As for Illinois, when I rent a car there, I go out of my way to avoid toll roads. I’m sorry, but license-plate recognition billing and rental cars don’t mix.
Bubba, I live around here and can assure you it’s not the Illinois Tollway. AVIS has these transponders there in the car (whether you want them or not) and they are EZPass and rarely IPass. And you find this in most AVIS cars from the eastern half of the US. I have IPass transponders in both of our cara and have for 17 years. Never had an issue. The issue is you don’t want to use the AVIS transponder so you keep the box closed; yet it triggers anyway.
Once AVIS’ contactor gets the charge on their transformer, you get clobbered with charges. It’s BS and I place all blame on the rental car company. It’s not the tollway authority.
The problem is that there are two competing systems at play.
AVIS has registered the car with a third party company called Highway Toll Administration (HTA), if HTA receives the toll before it is added to either the platepass or tolltag account, than AVIS bills the renter because HTA does not know that the car has also been added to a personal platepass or tolltag account.
This happens even if I make sure that the AVIS provided tolltag is closed (thus should not be detected) because the car’s license plate is registered to the tolltag, so it is automatically billed. Even though I have also registered the car’s license plate, the system seems to use the AVIS account first and then also my personal account.
I have a few tolltags and rent from AVIS frequently, this happens all the time, it is easy enough (though annoying) to have the tolls removed from my credit card by providing AVIS Customer Service with a copy of the receipt from my personal tolltag.
I have actually spoken with AVIS Corporate about and they know it is a pain point, but I am guessing that since that convenience fee is profitable enough that AVIS is not going to do anything about it.
I recently tried this in the SF Bay Area (twice!) with the same result as you. I registered the rental car license plate to the toll pay app (I think it’s called FasTrak?), linked my credit card, but I was still charged by the car rental company.
Same thing happened to me in Chicago when I rented a car from Thrifty in 2022. Maybe it´s a Chicago car rental thing.
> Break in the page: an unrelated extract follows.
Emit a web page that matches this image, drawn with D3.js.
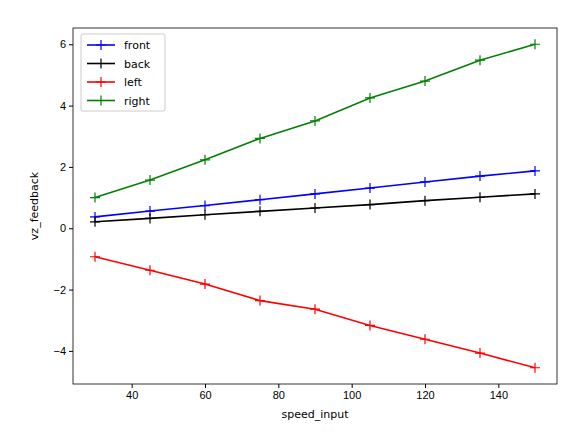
<!DOCTYPE html>
<html><head><meta charset="utf-8">
<script src="https://cdn.jsdelivr.net/npm/d3@7"></script>
<style>body{margin:0;background:#fff;font-family:"DejaVu Sans",sans-serif;}</style>
</head><body><svg id="chart" width="582" height="442"></svg>
<script>
var speeds = [30, 45, 60, 75, 90, 105, 120, 135, 150];
var front = [0.37, 0.56, 0.74, 0.93, 1.12, 1.31, 1.51, 1.70, 1.87];
var back = [0.21, 0.32, 0.44, 0.55, 0.66, 0.77, 0.90, 1.01, 1.12];
var left = [-0.93, -1.37, -1.82, -2.36, -2.64, -3.17, -3.62, -4.07, -4.55];
var right = [1.0, 1.57, 2.23, 2.93, 3.5, 4.25, 4.8, 5.48, 6.0];
var seriesNames = ["front", "back", "left", "right"];
var seriesColors = ["#0000ff", "#000000", "#ff0000", "#008000"];
var xTicks = [40, 60, 80, 100, 120, 140];
var yTicks = [-4, -2, 0, 2, 4, 6];

var svg = d3.select("#chart");
var m = {l: 73, r: 557, t: 28, b: 384};
var x = d3.scaleLinear().domain([24, 156]).range([m.l, m.r]);
var y = d3.scaleLinear().domain([-5.08, 6.53]).range([m.b, m.t]);

// axes
svg.append("g").attr("transform", "translate(0," + m.b + ")")
    .call(d3.axisBottom(x).tickValues(xTicks).tickSize(4).tickSizeOuter(0))
    .call(function(g){ g.select(".domain").remove(); g.selectAll("text").attr("font-size", 11).attr("fill", "#000"); });
svg.append("g").attr("transform", "translate(" + m.l + ",0)")
    .call(d3.axisLeft(y).tickValues(yTicks).tickSize(4).tickSizeOuter(0).tickFormat(function(d){ return d < 0 ? "\u2212" + (-d) : d; }))
    .call(function(g){ g.select(".domain").remove(); g.selectAll("text").attr("font-size", 11).attr("fill", "#000"); });

svg.append("rect").attr("x", m.l).attr("y", m.t).attr("width", m.r - m.l).attr("height", m.b - m.t)
    .attr("fill", "none").attr("stroke", "#000").attr("stroke-width", 0.8);

svg.append("text").attr("x", (m.l + m.r) / 2).attr("y", 418).attr("text-anchor", "middle")
    .attr("font-size", 11).text("speed_input");
svg.append("text").attr("transform", "translate(38," + ((m.t + m.b) / 2) + ") rotate(-90)")
    .attr("text-anchor", "middle").attr("font-size", 11).text("vz_feedback");

// lines
var data = [front, back, left, right];
var line = d3.line().x(function(d, i){ return x(speeds[i]); }).y(function(d){ return y(d); });
function plus(g, cx, cy, c){
    g.append("path").attr("d", "M" + (cx - 5) + "," + cy + "h10M" + cx + "," + (cy - 5) + "v10")
        .attr("stroke", c).attr("stroke-width", 1.2);
}
data.forEach(function(vals, k){
    var g = svg.append("g");
    g.append("path").datum(vals).attr("d", line).attr("fill", "none")
        .attr("stroke", seriesColors[k]).attr("stroke-width", 1.6);
    vals.forEach(function(v, i){ plus(g, x(speeds[i]), y(v), seriesColors[k]); });
});

// legend
var lg = svg.append("g").attr("transform", "translate(81,34)");
lg.append("rect").attr("width", 84).attr("height", 77).attr("rx", 2)
    .attr("fill", "#fff").attr("stroke", "#ccc");
seriesNames.forEach(function(n, k){
    var yy = 11 + k * 18.5;
    lg.append("line").attr("x1", 6).attr("x2", 34).attr("y1", yy).attr("y2", yy)
        .attr("stroke", seriesColors[k]).attr("stroke-width", 1.6);
    plus(lg, 20, yy, seriesColors[k]);
    lg.append("text").attr("x", 43).attr("y", yy + 4).attr("font-size", 11).text(n);
});
</script></body></html>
I had registered at the tollway system and paid the toll of 2,80 $. Nevertheless Thrifty charged me with 15 or 20 bucks service charge. Being a German I had the problem to check in at the online tollway system from Germany because access is denied for whatever reason, so I could not present my tollway bill to Thrifty, only my credit card charge of 2,80 $. In the end I told my credit card company to cancel the charge of the service charge. I will never rent a car from Thrifty again. I think this doesn´t happen accidentally but by purpose.
It’s an error in favor of the house — the car rental agency and the rental car company — and so the rental car companies continue on making money this way from the car rental customers despite it being wrong and unfair for a driver to be hit with multiple toll related charges per each toll use and amount actually due the toll road operator.
These toll road operators, toll payment companies and rental car companies should collectively be made to pay not just compensation for errors but also punitive damages to teach them a lesson.
And don’t you have to “unregister” the plate when you’re done lest you get charged for the future users?
Yes.
And it can get extra messy when a car is turned around quickly between renters or if there are multiple accounts registered with pay by plate for a given car during an overlapping time period.
Best to avoid toll roads with rental cars if possible . The time saved driving is not worth the time and headache of having to save receipts and dispute charges with the rental car company.